Wanted: The Skill of Listening.

Have you noticed how common it is in our culture to interrupt each other in mid-sentence?   Even if your not an “interrupter” ask yourself how often you stop listening to what the other is saying to begin formulating your response in your mind?  As well, no one enjoys being married to a person who is always correcting or criticizing what they say.

These patterns of communication happen at work, around the dinner table, between spouses, parents, kids and everywhere.  We often fail to truly listen to others and validate their opinions or feelings, regardless of whether we agree with them or not.  In my own house I see this happening and I am guilty of it as much as the others.   We live in a culture where the loudest and most aggressive voices are the ones heard, yet, is anyone really listening?

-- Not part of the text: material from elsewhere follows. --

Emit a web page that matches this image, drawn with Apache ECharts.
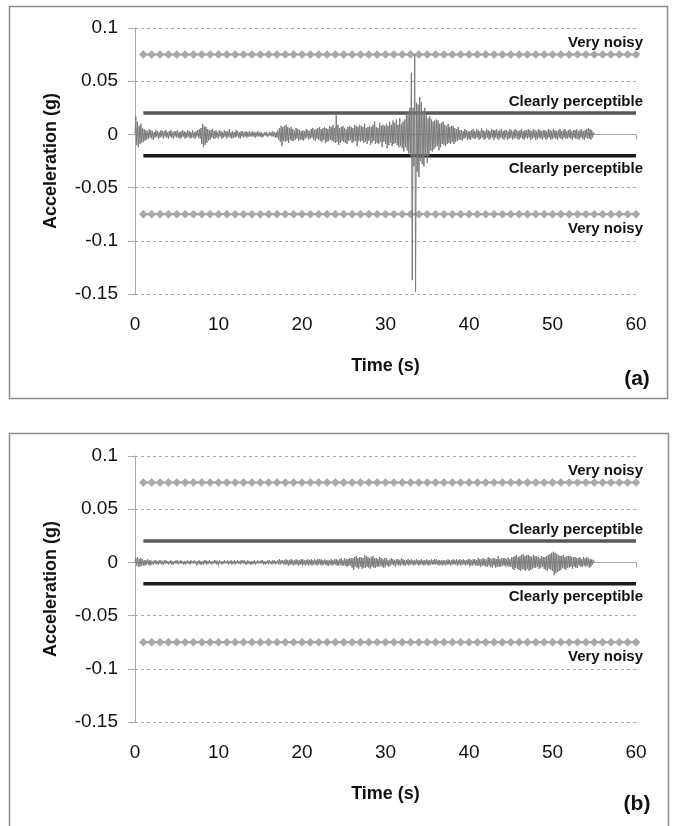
<!DOCTYPE html>
<html><head><meta charset="utf-8">
<script src="https://cdn.jsdelivr.net/npm/echarts@6/dist/echarts.min.js"></script>
<style>html,body{margin:0;padding:0;background:#fff}#c{width:673px;height:826px}</style>
</head><body><div id="c"></div>
<script>
// sampling step of the acceleration records (s)
const dt = 0.1;
// panel (a) acceleration, milli-g, one row per second (0 .. 55 s)
const signalA = [
 0, 17, -10, 12, -12, 8, -9, 10, -8, 6,
 -7, 5, -6, 4, -5, 3, -4, 5, -3, 4,
 -4, 3, -5, 2, -3, 4, -2, 3, -4, 2,
 -3, 4, -2, 3, -4, 3, -2, 4, -3, 2,
 -4, 3, -2, 4, -3, 2, -4, 3, -2, 3,
 -3, 4, -3, 2, -4, 3, -3, 4, -2, 3,
 -4, 2, -3, 4, -2, 3, -4, 2, -3, 4,
 -3, 2, -4, 3, -2, 4, -3, 5, -4, 6,
 -9, 10, -12, 8, -10, 7, -8, 5, -6, 4,
 -5, 4, -3, 5, -4, 3, -4, 4, -3, 2,
 -3, 4, -2, 3, -4, 2, -3, 4, -2, 3,
 -4, 3, -2, 5, -3, 2, -4, 3, -3, 2,
 -3, 4, -2, 3, -3, 2, -4, 3, -2, 3,
 -3, 2, -2, 3, -3, 2, -2, 3, -2, 2,
 -2, 3, -2, 2, -3, 2, -2, 3, -2, 2,
 -2, 2, -3, 1, -2, 2, -1, 2, -2, 1,
 -2, 2, -1, 2, -2, 3, -2, 2, -3, 2,
 -3, 4, -5, 6, -7, 8, -11, 7, -6, 8,
 -7, 9, -6, 7, -8, 6, -5, 7, -6, 5,
 -6, 4, -5, 6, -4, 5, -6, 4, -5, 3,
 -5, 4, -6, 3, -4, 5, -3, 4, -5, 3,
 -4, 5, -3, 6, -5, 4, -6, 5, -4, 6,
 -5, 7, -6, 5, -7, 6, -5, 7, -8, 6,
 -7, 5, -6, 8, -5, 7, -6, 9, -7, 6,
 -8, 18, -7, 9, -10, 6, -8, 7, -6, 8,
 -7, 6, -8, 5, -9, 7, -6, 8, -5, 7,
 -8, 6, -7, 9, -6, 8, -11, 7, -6, 9,
 -7, 8, -6, 7, -8, 10, -7, 6, -9, 7,
 -6, 8, -10, 7, -8, 9, -6, 12, -9, 7,
 -8, 6, -9, 11, -7, 8, -12, 9, -7, 8,
 -9, 10, -13, 8, -10, 12, -8, 9, -11, 13,
 -9, 11, -8, 14, -10, 9, -12, 15, -11, 10,
 -13, 12, -16, 14, -12, 18, -15, 20, -18, 25,
 -20, 58, -137, 25, -30, 75, -148, 30, -35, 28,
 -40, 35, -25, 30, -28, 22, -30, 25, -20, 18,
 -27, 15, -20, 17, -15, 14, -16, 12, -14, 13,
 -12, 14, -11, 13, -15, 10, -12, 11, -9, 12,
 -10, 9, -11, 8, -9, 10, -8, 7, -9, 8,
 -7, 8, -9, 6, -7, 5, -6, 7, -5, 4,
 -5, 4, -6, 3, -4, 5, -3, 4, -5, 3,
 -4, 3, -5, 4, -3, 5, -4, 3, -4, 5,
 -3, 4, -5, 3, -4, 6, -3, 4, -5, 3,
 -4, 5, -3, 4, -5, 3, -4, 5, -3, 4,
 -5, 4, -3, 5, -4, 3, -5, 4, -3, 5,
 -4, 3, -5, 4, -3, 4, -5, 3, -4, 5,
 -3, 4, -5, 3, -4, 5, -3, 4, -4, 3,
 -5, 4, -3, 5, -4, 3, -5, 4, -3, 4,
 -4, 5, -3, 4, -5, 3, -4, 5, -3, 4,
 -5, 3, -4, 5, -3, 4, -4, 3, -5, 4,
 -3, 4, -5, 3, -4, 5, -3, 4, -5, 3,
 -4, 5, -3, 4, -4, 3, -5, 4, -3, 5,
 -4, 3, -5, 4, -3, 5, -4, 3, -4, 4,
 -3, 5, -4, 3, -5, 4, -3, 4, -4, 5,
 -4, 3, -5, 4, -3, 5, -4, 3, -5, 4,
 -3, 5, -4, 6, -4, 5, -5, 4, -3, 2,
 0
];
// panel (b) acceleration, milli-g, one row per second (0 .. 55 s)
const signalB = [
 0, 4, -3, 5, -4, 3, -4, 4, -3, 3,
 -3, 2, -3, 2, -2, 3, -2, 2, -3, 2,
 -2, 1, -2, 2, -1, 2, -2, 1, -2, 2,
 -1, 2, -2, 1, -2, 2, -1, 2, -1, 1,
 -2, 1, -1, 2, -2, 1, -2, 1, -1, 2,
 -1, 2, -2, 1, -1, 2, -1, 1, -2, 1,
 -2, 1, -1, 2, -1, 1, -2, 2, -1, 1,
 -1, 2, -1, 1, -3, 1, -1, 2, -2, 1,
 -2, 1, -2, 2, -1, 2, -2, 1, -1, 2,
 -1, 1, -2, 1, -1, 2, -1, 2, -2, 1,
 -2, 2, -1, 1, -2, 1, -1, 2, -1, 1,
 -1, 2, -2, 1, -1, 2, -2, 1, -1, 2,
 -2, 1, -1, 2, -1, 1, -2, 2, -1, 2,
 -1, 2, -2, 1, -2, 2, -1, 1, -2, 1,
 -2, 1, -1, 2, -2, 1, -1, 2, -1, 1,
 -1, 2, -1, 2, -2, 1, -2, 1, -1, 2,
 -2, 2, -1, 1, -2, 2, -1, 2, -2, 1,
 -1, 2, -2, 3, -2, 2, -1, 2, -2, 2,
 -2, 3, -2, 2, -3, 2, -2, 3, -2, 2,
 -3, 2, -2, 3, -2, 2, -3, 2, -2, 3,
 -2, 3, -2, 2, -3, 2, -2, 3, -3, 2,
 -2, 3, -3, 2, -2, 3, -2, 2, -3, 3,
 -2, 3, -2, 3, -3, 2, -2, 3, -2, 2,
 -3, 2, -3, 2, -2, 3, -3, 2, -2, 3,
 -2, 3, -3, 2, -3, 3, -2, 4, -3, 2,
 -3, 4, -3, 3, -4, 3, -3, 4, -3, 4,
 -5, 4, -7, 5, -4, 6, -5, 4, -6, 5,
 -4, 5, -6, 4, -5, 7, -5, 6, -4, 5,
 -5, 4, -6, 5, -4, 6, -5, 4, -5, 4,
 -4, 3, -4, 5, -3, 4, -4, 3, -5, 4,
 -3, 4, -3, 2, -4, 3, -3, 4, -2, 3,
 -3, 2, -4, 3, -2, 3, -3, 2, -3, 4,
 -2, 3, -3, 2, -3, 2, -2, 3, -3, 2,
 -2, 3, -2, 2, -3, 2, -2, 3, -2, 2,
 -3, 2, -2, 3, -2, 2, -3, 2, -2, 3,
 -2, 2, -3, 2, -2, 3, -2, 2, -2, 3,
 -2, 3, -2, 2, -3, 2, -2, 2, -3, 2,
 -2, 2, -3, 2, -2, 3, -2, 2, -3, 2,
 -2, 3, -2, 2, -2, 3, -3, 2, -2, 3,
 -3, 2, -2, 3, -2, 2, -3, 2, -2, 3,
 -2, 3, -3, 2, -3, 3, -2, 3, -3, 2,
 -3, 4, -3, 3, -4, 3, -3, 4, -3, 3,
 -4, 3, -4, 5, -3, 4, -4, 3, -5, 4,
 -3, 4, -5, 3, -4, 6, -4, 3, -4, 4,
 -3, 4, -3, 4, -4, 3, -3, 5, -4, 3,
 -4, 5, -6, 5, -7, 6, -5, 7, -6, 5,
 -7, 6, -8, 7, -6, 8, -7, 6, -8, 7,
 -6, 7, -8, 6, -7, 5, -6, 7, -5, 6,
 -5, 6, -4, 5, -6, 4, -5, 6, -4, 5,
 -6, 5, -7, 6, -8, 7, -6, 8, -7, 9,
 -8, 10, -12, 9, -10, 8, -9, 7, -8, 6,
 -7, 6, -5, 7, -6, 5, -7, 6, -5, 6,
 -5, 6, -4, 5, -6, 5, -4, 5, -5, 4,
 -5, 4, -3, 5, -4, 3, -4, 5, -3, 4,
 -4, 5, -3, 4, -5, 3, -4, 3, -2, 2,
 0
];
// comfort thresholds (g) and the times where the "very noisy" markers sit
const veryNoisy = 0.075;
const clearlyPerceptible = 0.02;
const thresholdSpan = [1, 60];
const markerTimes = [1,2,3,4,5,6,7,8,9,10,11,12,13,14,15,16,17,18,19,20,
 21,22,23,24,25,26,27,28,29,30,31,32,33,34,35,36,37,38,39,40,
 41,42,43,44,45,46,47,48,49,50,51,52,53,54,55,56,57,58,59,60];
const xRange = [0, 60], xStep = 10;
const yRange = [-0.15, 0.1], yStep = 0.05;
const panelTags = ['(a)', '(b)'];
const labelVeryNoisy = 'Very noisy';
const labelClearly = 'Clearly perceptible';

const FONT = "'Liberation Sans', Arial, sans-serif";
const AX = '#a6a6a6';
const panels = [signalA, signalB];
const gridTops = [28, 456];

const grids = [], xAxes = [], yAxes = [], series = [];
panels.forEach((sig, i) => {
  grids.push({left: 135, width: 501, top: gridTops[i], height: 266});
  xAxes.push({gridIndex: i, type: 'value', min: xRange[0], max: xRange[1], interval: xStep,
    axisLine: {show: true, onZero: true, lineStyle: {color: AX, width: 1}},
    axisTick: {show: true, length: 5, lineStyle: {color: AX}},
    axisLabel: {show: false}, splitLine: {show: false}});
  xAxes.push({gridIndex: i, type: 'value', min: xRange[0], max: xRange[1], interval: xStep, position: 'bottom',
    axisLine: {show: false, onZero: false}, axisTick: {show: false}, splitLine: {show: false},
    axisLabel: {margin: 21, fontSize: 19, color: '#111', fontFamily: FONT},
    name: 'Time (s)', nameLocation: 'middle', nameGap: 63,
    nameTextStyle: {fontSize: 18, fontWeight: 'bold', color: '#111', fontFamily: FONT}});
  yAxes.push({gridIndex: i, type: 'value', min: yRange[0], max: yRange[1], interval: yStep,
    axisLine: {show: true, onZero: false, lineStyle: {color: AX, width: 1}},
    axisTick: {show: true, length: 7, lineStyle: {color: AX}},
    axisLabel: {margin: 17, fontSize: 19, color: '#111', fontFamily: FONT,
      formatter: v => String(Number(v.toFixed(2)))},
    splitLine: {show: true, lineStyle: {color: AX, type: [3, 3], width: 1}},
    name: 'Acceleration (g)', nameLocation: 'middle', nameGap: 75,
    nameTextStyle: {fontSize: 18, fontWeight: 'bold', color: '#111', fontFamily: FONT}});
  const xi = i * 2, yi = i;
  const lbl = (text, y, dy) => ({coord: [thresholdSpan[1], y], symbol: 'circle', symbolSize: 1,
    itemStyle: {color: 'rgba(0,0,0,0)'},
    label: {show: true, position: 'inside', formatter: text, align: 'right', verticalAlign: 'middle',
      offset: [7, dy], fontSize: 15, fontWeight: 'bold', color: '#111', fontFamily: FONT}});
  [veryNoisy, -veryNoisy].forEach((v, k) => {
    series.push({type: 'line', xAxisIndex: xi, yAxisIndex: yi, silent: true, animation: false,
      data: markerTimes.map(t => [t, v]), symbol: 'diamond', symbolSize: 8, showSymbol: true,
      lineStyle: {color: AX, width: 2}, itemStyle: {color: '#a9a9a9', borderColor: '#999', borderWidth: 0.5},
      z: 2,
      markPoint: {silent: true, animation: false, data: [lbl(labelVeryNoisy, v, k === 0 ? -12 : 15)]}});
  });
  [clearlyPerceptible, -clearlyPerceptible].forEach((v, k) => {
    series.push({type: 'line', xAxisIndex: xi, yAxisIndex: yi, silent: true, animation: false,
      data: thresholdSpan.map(t => [t, v]), symbol: 'none',
      lineStyle: {color: k === 0 ? '#595959' : '#1c1c1c', width: 3.5}, z: 2,
      markPoint: {silent: true, animation: false, data: [lbl(labelClearly, v, k === 0 ? -11 : 13)]}});
  });
  series.push({type: 'line', xAxisIndex: xi, yAxisIndex: yi, silent: true, animation: false,
    data: sig.map((mg, k) => [k * dt, mg / 1000]), symbol: 'none', sampling: null,
    lineStyle: {color: '#7a7a7a', width: 1}, z: 3});
});

const chart = echarts.init(document.getElementById('c'), null, {renderer: 'canvas'});
chart.setOption({
  backgroundColor: '#fff', animation: false,
  grid: grids, xAxis: xAxes, yAxis: yAxes, series: series,
  graphic: [
    {type: 'rect', shape: {x: 9.5, y: 6.5, width: 658, height: 392}, style: {fill: 'none', stroke: '#8c8c8c', lineWidth: 1.5}, silent: true},
    {type: 'rect', shape: {x: 9.5, y: 433.5, width: 659, height: 400}, style: {fill: 'none', stroke: '#8c8c8c', lineWidth: 1.5}, silent: true},
    {type: 'text', x: 637, y: 379, style: {text: panelTags[0], font: 'bold 21px ' + FONT, fill: '#111', textAlign: 'center', textVerticalAlign: 'middle'}},
    {type: 'text', x: 637, y: 804, style: {text: panelTags[1], font: 'bold 21px ' + FONT, fill: '#111', textAlign: 'center', textVerticalAlign: 'middle'}}
  ]
});
</script></body></html>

When it comes to a marriage relationship, the communication skill of listening and honoring each others thoughts and opinions is essential to a healthy and positive relationship.  Too often one person in a marriage keeps their feelings to them self when there is a pattern of being ignored, interrupted, or criticized for the things they say.

Where To Start?

Thinking from the perspective of prevention, we need to start with the reality that many adults go into marriage with poor listening habits.  Thus, if we as parents want to give our kids a skill that will serve them well in adulthood and marriage, we would do well to teach them how to listen, as well as give them the confidence to share their thoughts and ask good questions.

Below are some ideas that can be adapted and get you started with your kids, or with each other.

  1. Discourage interruptions.  Make your house a “no-interruption” zone.  Use rewards or consequences in a way that encourages everyone, adult and child, to practice the common courtesy of letting others finish their thoughts.  While no one is perfect, make this the norm, not the exception.
  2. The Saltshaker.  In our house we went through a period at the dinner table where it was so bad we started having the person who was speaking hold the saltshaker.  When someone interrupted, the speaker would hold up the saltshaker and remind them that they had the floor.  The offender would apologize and encourage the speaker to continue.
  3. Tell stories.  Telling stories around the dinner table or on the go in the car is a great way to practice listening skills.  Encourage questions and give affirmations.
  4. Ask questions.  Now is the time to instill the belief in your kids that it’s okay to ask questions and share their opinions with others.  Too many children grow up inhibited because they were criticized for asking questions or when sharing their thoughts.  Make it a practice to ask your kids questions and affirm them when they ask you questions.
  5. Thank others when they share their opinion.  This is a powerful validation of each other, especially when you may not agree with what they said.  In doing this you are telling the other person they are important to you and you care about what they think.